We’ll look at nominal interest rates and inflation separately. Then we’ll see how combining them could impact gold demand.

The household saving deposit rate in China is set by the People’s Bank of China. Currently, it’s 2.75% following a 25 basis-point cut by the bank in November.

China’s inflation rate is reported by the National Bureau of Statistics of China. It’s reported on a monthly basis. In December, the inflation rate came in at 1.5%. In November, it was 1.4%.

When you combine the nominal rate of 2.75% and inflation of 1.5% for December, you get a 1.25% real rate of interest for savings. This rate is lower than that of November when it was 1.35%. But on average, it’s been increasing, a result of low inflation. The rate was 1.15% for October.

The increase in the real interest rate on savings motivates people to put their money in savings instead of investing in gold. Gold is used as an inflation hedge.
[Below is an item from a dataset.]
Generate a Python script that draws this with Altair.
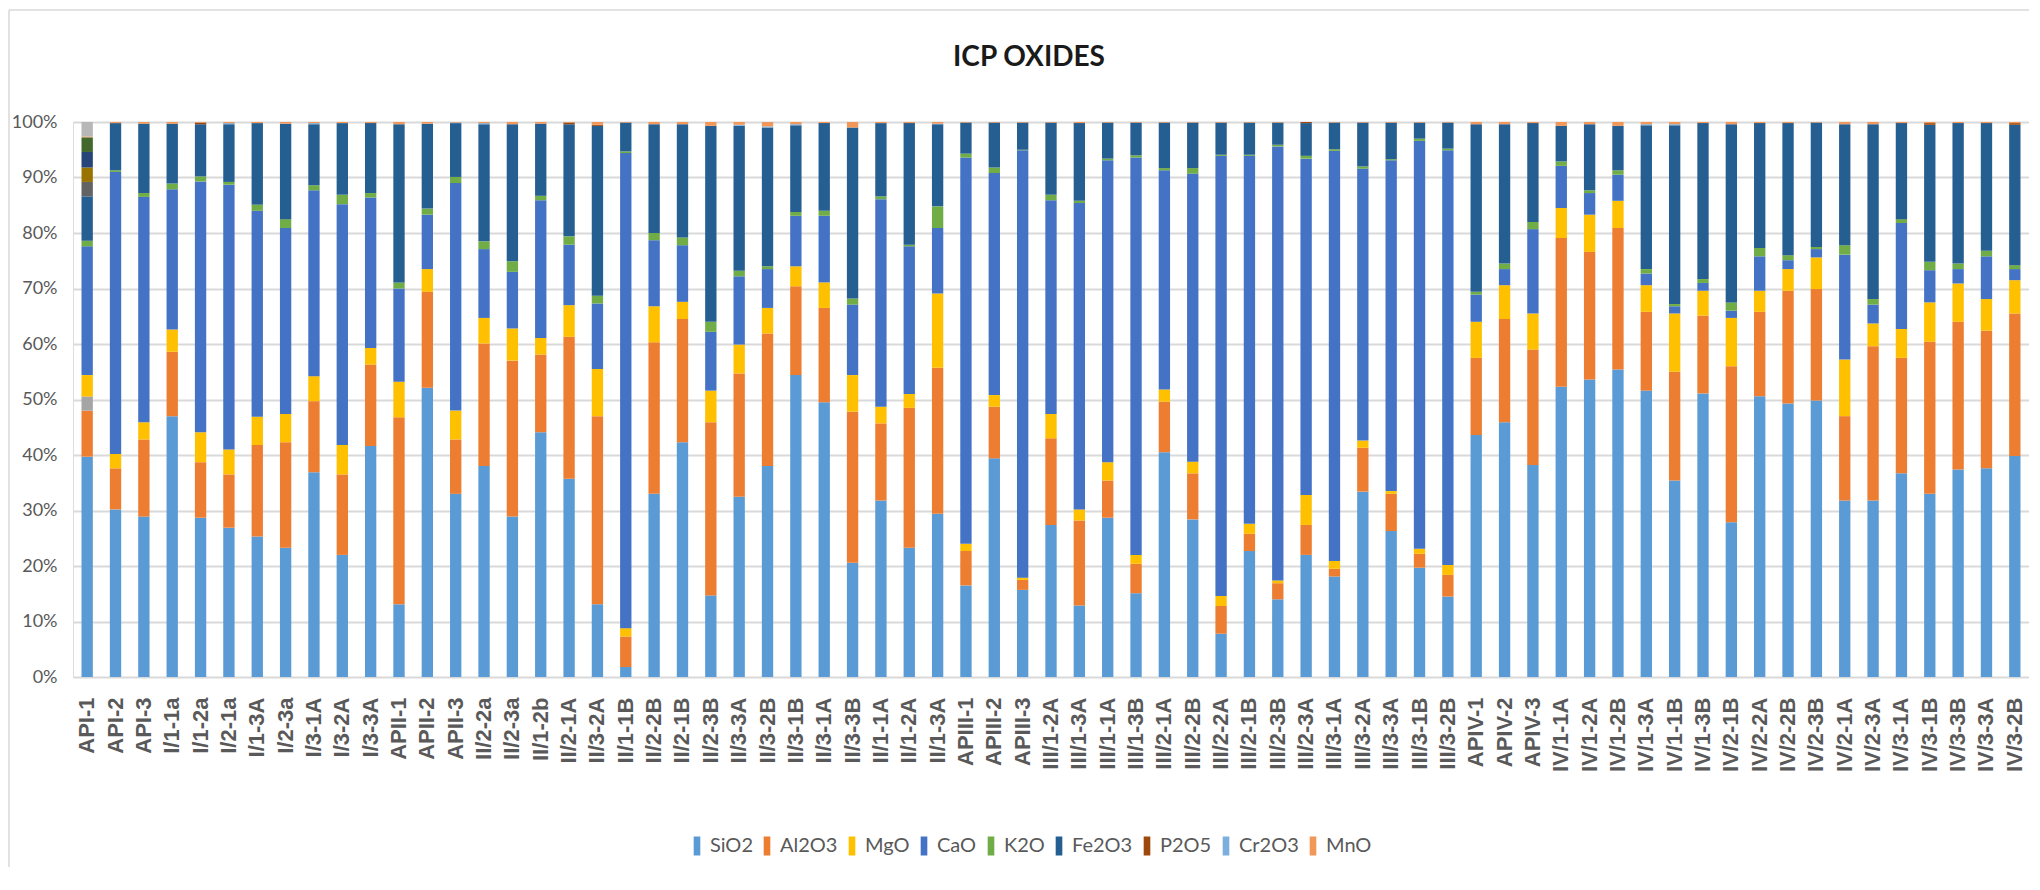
import altair as alt
import pandas as pd

samples = ["API-1", "API-2", "API-3", "I/1-1a", "I/1-2a", "I/2-1a", "I/1-3A", "I/2-3a", "I/3-1A", "I/3-2A",
           "I/3-3A", "APII-1", "APII-2", "APII-3", "II/2-2a", "II/2-3a", "II/1-2b", "II/2-1A", "II/3-2A", "II/1-1B",
           "II/2-2B", "II/2-1B", "II/2-3B", "II/3-3A", "II/3-2B", "II/3-1B", "II/3-1A", "II/3-3B", "II/1-1A", "II/1-2A",
           "II/1-3A", "APIII-1", "APIII-2", "APIII-3", "III/1-2A", "III/1-3A", "III/1-1A", "III/1-3B", "III/2-1A", "III/2-2B",
           "III/2-2A", "III/2-1B", "III/2-3B", "III/2-3A", "III/3-1A", "III/3-2A", "III/3-3A", "III/3-1B", "III/3-2B", "APIV-1",
           "APIV-2", "APIV-3", "IV/1-1A", "IV/1-2A", "IV/1-2B", "IV/1-3A", "IV/1-1B", "IV/1-3B", "IV/2-1B", "IV/2-2A",
           "IV/2-2B", "IV/2-3B", "IV/2-1A", "IV/2-3A", "IV/3-1A", "IV/3-1B", "IV/3-3B", "IV/3-3A", "IV/3-2B"]

SiO2 = [39.7, 30.2, 28.9, 47.0, 28.7, 26.9, 25.3, 23.3, 36.9, 22.0,
        41.6, 13.1, 52.1, 33.0, 38.0, 28.9, 44.1, 35.7, 13.1, 1.8,
        33.0, 42.3, 14.7, 32.5, 38.0, 54.4, 49.5, 20.6, 31.8, 23.3,
        29.4, 16.5, 39.4, 15.7, 27.4, 12.9, 28.7, 15.1, 40.5, 28.4,
        7.8, 22.7, 14.0, 22.0, 18.1, 33.4, 26.3, 19.7, 14.5, 43.6,
        45.9, 38.2, 52.3, 53.6, 55.4, 51.6, 35.4, 51.1, 27.9, 50.6,
        49.3, 49.8, 31.8, 31.8, 36.7, 33.0, 37.4, 37.6, 39.8]
Al2O3 = [8.3, 7.4, 13.9, 11.6, 10.0, 9.6, 16.5, 19.0, 12.8, 14.5,
         14.7, 33.7, 17.3, 9.8, 22.1, 28.1, 14.0, 25.6, 33.9, 5.5,
         27.3, 22.2, 31.2, 22.2, 23.9, 16.0, 17.0, 27.2, 13.9, 25.2,
         26.3, 6.2, 9.3, 1.8, 15.6, 15.3, 6.7, 5.3, 9.1, 8.3,
         5.0, 3.1, 2.9, 5.4, 1.4, 7.9, 6.7, 2.5, 3.9, 13.9,
         18.6, 20.8, 26.8, 23.0, 25.5, 14.2, 19.6, 14.0, 28.1, 15.2,
         20.3, 20.1, 15.2, 27.8, 20.8, 27.4, 26.6, 24.8, 25.7]
MgO = [3.9, 2.6, 3.1, 4.0, 5.4, 4.5, 5.1, 5.1, 4.5, 5.3,
       3.0, 6.4, 4.1, 5.2, 4.6, 5.8, 3.0, 5.7, 8.5, 1.5,
       6.5, 3.1, 5.7, 5.2, 4.6, 3.6, 4.6, 6.6, 3.0, 2.5,
       13.4, 1.3, 2.1, 0.4, 4.4, 2.0, 3.3, 1.6, 2.2, 2.1,
       1.8, 1.8, 0.5, 5.4, 1.4, 1.3, 0.5, 0.9, 1.8, 6.5,
       6.1, 6.5, 5.4, 6.7, 4.9, 4.8, 10.5, 4.5, 8.7, 3.8,
       3.9, 5.7, 10.2, 4.1, 5.2, 7.1, 6.9, 5.7, 6.0]
CaO = [23.2, 50.8, 40.6, 25.3, 45.2, 47.7, 37.1, 33.5, 33.5, 43.4,
       27.1, 16.8, 9.8, 41.0, 12.4, 10.2, 24.8, 10.9, 11.8, 85.6,
       11.9, 10.2, 10.6, 12.3, 7.0, 9.1, 12.0, 12.7, 37.4, 26.6,
       11.8, 69.6, 40.0, 77.0, 38.5, 55.2, 54.4, 71.6, 39.5, 51.9,
       79.3, 66.3, 78.2, 60.6, 73.9, 49.0, 59.6, 73.5, 74.7, 4.9,
       2.9, 15.2, 7.6, 3.9, 4.7, 2.1, 1.3, 1.4, 1.3, 6.2,
       1.6, 1.5, 18.9, 3.4, 19.1, 5.8, 2.6, 7.7, 2.0]
K2O = [1.0, 0.3, 0.7, 1.0, 0.9, 0.5, 1.1, 1.6, 0.9, 1.7,
       0.8, 1.1, 1.1, 1.1, 1.4, 1.9, 0.8, 1.5, 1.4, 0.3,
       1.3, 1.4, 1.8, 1.0, 0.5, 0.7, 0.9, 1.1, 0.5, 0.3,
       3.9, 0.7, 1.0, 0.1, 1.0, 0.4, 0.3, 0.4, 0.4, 1.0,
       0.2, 0.2, 0.3, 0.5, 0.3, 0.4, 0.2, 0.4, 0.3, 0.5,
       1.0, 1.3, 0.8, 0.5, 0.8, 0.8, 0.4, 0.7, 1.5, 1.5,
       0.9, 0.4, 1.7, 1.0, 0.7, 1.5, 1.0, 1.0, 0.7]
Fe2O3 = [8.0, 8.5, 12.5, 10.8, 9.4, 10.4, 14.7, 17.2, 11.0, 12.9,
         12.6, 28.5, 15.3, 9.7, 21.1, 24.7, 13.0, 20.2, 30.6, 5.2,
         19.6, 20.4, 35.3, 26.1, 25.0, 15.6, 15.8, 30.8, 13.2, 21.9,
         14.8, 5.6, 8.1, 4.9, 13.0, 14.0, 6.5, 5.9, 8.2, 8.2,
         5.8, 5.8, 4.0, 5.9, 4.8, 7.9, 6.6, 2.9, 4.7, 30.2,
         25.1, 17.8, 6.4, 11.9, 8.0, 25.9, 32.2, 28.1, 32.1, 22.5,
         23.8, 22.4, 21.8, 31.5, 17.3, 24.7, 25.3, 23.0, 25.3]
P2O5 = [0, 0, 0, 0, 0.3, 0, 0, 0, 0, 0,
        0, 0, 0, 0, 0, 0, 0, 0.3, 0.2, 0,
        0, 0, 0, 0, 0, 0, 0, 0, 0, 0,
        0, 0, 0, 0, 0, 0, 0, 0, 0, 0,
        0, 0, 0, 0.2, 0, 0, 0, 0, 0, 0,
        0, 0, 0, 0, 0, 0, 0, 0, 0, 0,
        0, 0, 0, 0, 0, 0.3, 0, 0, 0.3]
Cr2O3 = [0, 0, 0, 0, 0, 0.2, 0, 0, 0.2, 0,
         0, 0, 0, 0.1, 0.2, 0, 0, 0, 0, 0,
         0, 0, 0, 0.2, 0.2, 0.2, 0, 0, 0, 0,
         0.1, 0, 0, 0, 0, 0, 0, 0, 0, 0,
         0, 0, 0, 0, 0, 0, 0, 0, 0, 0,
         0, 0, 0, 0, 0, 0.2, 0.2, 0, 0, 0,
         0, 0, 0, 0, 0, 0, 0, 0, 0]
MnO = [0.2, 0.2, 0.3, 0.3, 0.1, 0.2, 0.2, 0.3, 0.2, 0.2,
       0.2, 0.4, 0.3, 0.1, 0.2, 0.4, 0.3, 0.1, 0.5, 0.1,
       0.4, 0.4, 0.7, 0.5, 0.8, 0.4, 0.2, 1.0, 0.2, 0.2,
       0.3, 0.1, 0.1, 0.1, 0.1, 0.2, 0.1, 0.1, 0.1, 0.1,
       0.1, 0.1, 0.1, 0.0, 0.1, 0.1, 0.1, 0.1, 0.1, 0.4,
       0.4, 0.2, 0.7, 0.4, 0.7, 0.4, 0.4, 0.2, 0.4, 0.2,
       0.2, 0.1, 0.4, 0.4, 0.2, 0.2, 0.2, 0.2, 0.2]

# unnamed series (not in the legend) that only have values for API-1
extra_names = ["Series 3", "Series 8", "Series 9", "Series 10", "Series 11", "Series 15"]
extra_api1 = [2.5, 2.6, 2.6, 2.8, 2.6, 2.6]

legend_oxides = ["SiO2", "Al2O3", "MgO", "CaO", "K2O", "Fe2O3", "P2O5", "Cr2O3", "MnO"]
stack_order = ["SiO2", "Al2O3", "Series 3", "MgO", "CaO", "K2O", "Fe2O3", "Series 8", "Series 9",
               "Series 10", "Series 11", "P2O5", "Cr2O3", "MnO", "Series 15"]
colors = ["#5B9BD5", "#ED7D31", "#A5A5A5", "#FFC000", "#4472C4", "#70AD47", "#255E91", "#636363",
          "#997300", "#264478", "#43682B", "#9E480E", "#7CAFDD", "#F1975A", "#B7B7B7"]

series = {"SiO2": SiO2, "Al2O3": Al2O3, "MgO": MgO, "CaO": CaO, "K2O": K2O,
          "Fe2O3": Fe2O3, "P2O5": P2O5, "Cr2O3": Cr2O3, "MnO": MnO}
rows = []
for name, vals in series.items():
    for s, v in zip(samples, vals):
        if v > 0:
            rows.append({"Sample": s, "Oxide": name, "Value": v, "Rank": stack_order.index(name)})
for name, v in zip(extra_names, extra_api1):
    rows.append({"Sample": samples[0], "Oxide": name, "Value": v, "Rank": stack_order.index(name)})
df = pd.DataFrame(rows)

TITLE = "ICP OXIDES"
TEXT_FONT = "Lato, sans-serif"
LABEL_FONT = "'Liberation Sans', Arial, sans-serif"
GRAY = "#595959"

bars = alt.Chart(df).mark_bar().encode(
    x=alt.X("Sample:N", sort=samples,
            scale=alt.Scale(paddingInner=0.6, paddingOuter=0.3),
            axis=alt.Axis(title=None, labelAngle=-90, labelFont=LABEL_FONT, labelFontSize=22,
                          labelFontWeight="bold", labelColor=GRAY, ticks=False, domain=False,
                          labelPadding=20, grid=False, labelLimit=300)),
    y=alt.Y("Value:Q", stack="normalize", scale=alt.Scale(domain=[0, 1]),
            axis=alt.Axis(title=None, format=".0%", values=[i / 10 for i in range(11)],
                          grid=True, gridColor="#D9D9D9", gridWidth=2, domain=False, ticks=False,
                          labelPadding=16, labelFont=TEXT_FONT, labelFontSize=18, labelColor=GRAY)),
    color=alt.Color("Oxide:N", scale=alt.Scale(domain=stack_order, range=colors),
                    legend=alt.Legend(values=legend_oxides, orient="none", legendX=614, legendY=714,
                                      direction="horizontal", title=None,
                                      symbolType="M-0.35,-1H0.35V1H-0.35Z", symbolSize=361,
                                      symbolStrokeWidth=0, labelFont=TEXT_FONT, labelFontSize=20,
                                      labelColor=GRAY, columnPadding=4, labelOffset=3, padding=0)),
    order=alt.Order("Rank:Q", sort="ascending"),
)

frame = alt.Data(values=[{"k": 1}])
left_border = alt.Chart(frame).mark_rule(color="#D9D9D9", strokeWidth=1.5).encode(
    x=alt.value(-64), y=alt.value(-112), y2=alt.value(770))
top_border = alt.Chart(frame).mark_rule(color="#D9D9D9", strokeWidth=1.5).encode(
    x=alt.value(-64), x2=alt.value(1960), y=alt.value(-112))
title = alt.Chart(frame).mark_text(
    text=TITLE, font=TEXT_FONT, fontSize=28, fontWeight="bold", color="#1A1A1A",
    align="center", baseline="middle").encode(x=alt.value(956), y=alt.value(-64))

chart = alt.layer(left_border, top_border, title, bars).properties(
    width=1956, height=555,
    autosize=alt.AutoSizeParams(type="none"),
    padding={"left": 65, "top": 114, "right": 0, "bottom": 190},
).configure_view(stroke=None).configure(background="white")

chart.save("out.html", embed_options={"renderer": "svg", "actions": False})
It protects the value of money.

Increasing real interest rates in China will stimulate people to save instead of invest in gold. This is negative for gold prices and gold-backed ETFs such as the SPDR Gold Trust (GLD). It’s also negative for gold stocks such as Goldcorp (GG), Barrick Gold (ABX), Newmont Mining (NEM), Kinross Gold (KGC), Yamana Gold (AUY). These companies make up 39.1% of the VanEck Vectors Gold Miners ETF (GDX).